Q2: Do you agree with the three main proposed functions for the GFIN?
- The Council supports the three main proposed functions for the GFIN (i.e. acts as a network of regulators, provides a forum for joint policy work and regulatory trials, and facilitates cross-border firm trials) that there would be an overall improved level of service, experience and integrity for consumers. Through the GFIN, regulatory authorities can synergize in the development of policy and regulation, which offering the industry a more accessible and well-framed platform to develop and market products.
- Noting that there is close collaboration between regulators, innovative companies and other relevant stakeholders, the Council views that an effective mechanism to communicating with consumers, such as through the interface with consumer bodies, is necessary so as to keep them informed of the latest financial innovation solutions. Bringing into the perspective of consumers, the exchange of experience and views could be enhanced and internalized in the process.
Q3: What aspects/areas of regulation pose the biggest challenge when it comes to innovating?
- Regulation requires time to legislate or to put into effect, which is often lagged behind the rapid pace of technological innovation. Whether the regulators have sufficient awareness, knowledge and expertise to study, monitor and supervise the emerging developments would be a significant challenge.
- Besides having to be sensitive to the ever-changing technology, regulators are also required to help consumers understand the complexity of the emerging financial innovation solutions. To better understand the risks and returns of the innovative products and services in which they are interested, consumers require timely dissemination of up-to-date and easily understood information for reference.

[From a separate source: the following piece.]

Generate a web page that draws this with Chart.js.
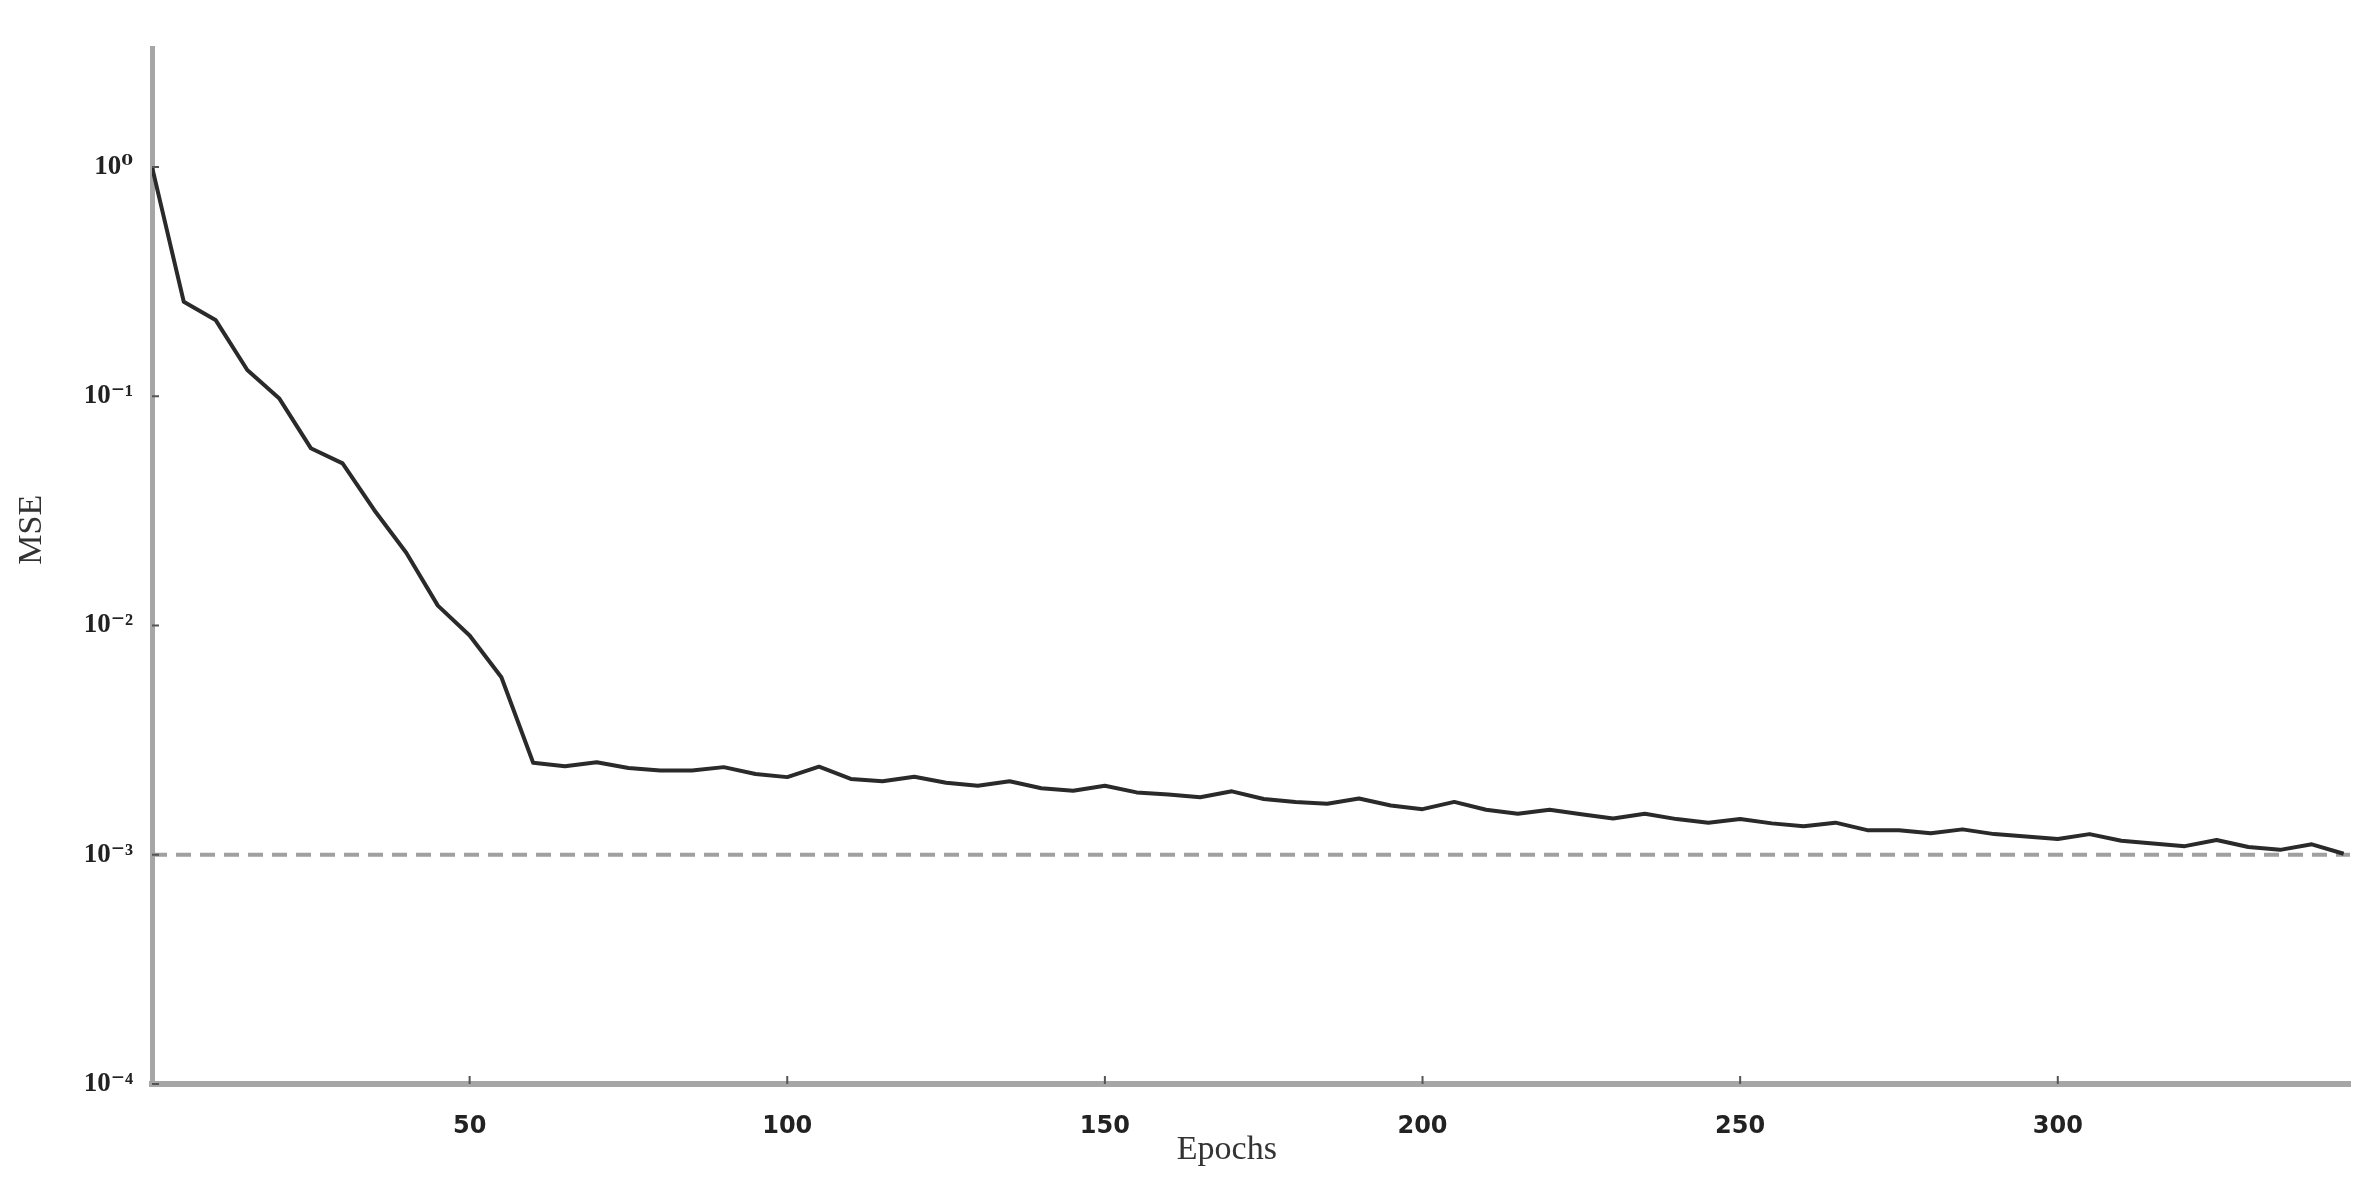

The Council firmly believes that the primary goal of bringing in innovative technology should be for pursuit of human well-being, but not solely for the sake of increasing profitability of the traders.
- Cross-border disputes are harder to address when different jurisdictions are involved. To expedite a more efficient global financial services system and manage risks more effectively, developing a referral mechanism (in addition to support firms to scale their idea internationally) between different jurisdictions will be necessary.
Q4: Do you see any reasons why this initiative may be counterproductive to the outcomes it is seeking to achieve?
- Although GFIN facilitates innovative ideas to be brought to international markets, local regulatory authorities other than GFIN members have to acquire new expertise and lead-time to adapt to new landscape and devise new ways of cooperating. The disparity in readiness would demand the GFIN to compromise on the standards and pace of development.
Q5: Do you believe the issue of developing a best practice for regulators when assessing financial innovation should be a priority for the network? If not, what other priorities should the network first address?
- The Council agrees the issue of developing a best practice for regulators when assessing financial innovation should be a priority for the network.
- The Council supports financial innovation but reiterates the importance of maintaining and having adequate consumer protection safeguards are built into new products or services since any failure of such may run the risk of diminishing consumer confidence in the financial services system. The development of a best practice will therefore be useful in leading the works of different regulators.
Q6: Do you agree with the approach to involve global standard setting bodies as part of the GFIN? How else would you like to see these organisations involved?
- The Council agrees that involving relevant standard setting bodies as part of the GFIN is beneficial in sharing experience and providing advice.
Q7: What kind of outcomes from the policy work and regulatory trials would your organisation benefit from?
- The Council welcomes joint work of multiple regulators and publication of findings from cross-border trials and market studies on common areas of interest. Sharing results of work, assessing applicability to the local setting and consulting local stakeholders including consumers would encourage and enhance communication with the local community to understand and discuss the emerging issues.
Q8: Would the cross-border trials be of interest to your organisation? If so, could you provide any potential example use cases?
- The Council agrees trialing new ideas with consumers in multiple jurisdictions would ensure potential benefits of financial innovation are shared across jurisdictions. Besides, the Council finds experience sharing of financial service regulators useful to learn market situation and consumer issues of other jurisdictions. Cross-border transaction and identity verification will become more common and frequent, a close collaboration between different jurisdictions on cross-border financial services will be expected to facilitate seamless handling of related matters. The Council sees the experimentation and regulation of these financial innovations as potential illustrative materials for consumer education.
Q9: Do you agree with the proposed approach to managing the application process for cross-border trials?
- Given that the application process for cross-border trials appears to have no direct implication to the interests of consumers, the Council does not comment on Q9. However, for realising the objectives of the GFIN, it is suggested that both timeliness and transparency of the application process must be ensured.
Q10: [For regulators] Do you anticipate any challenges with the proposed approach to managing the application process, or conducting cross-border trials?
- The Council has no comments on Q10 which is a question for regulators.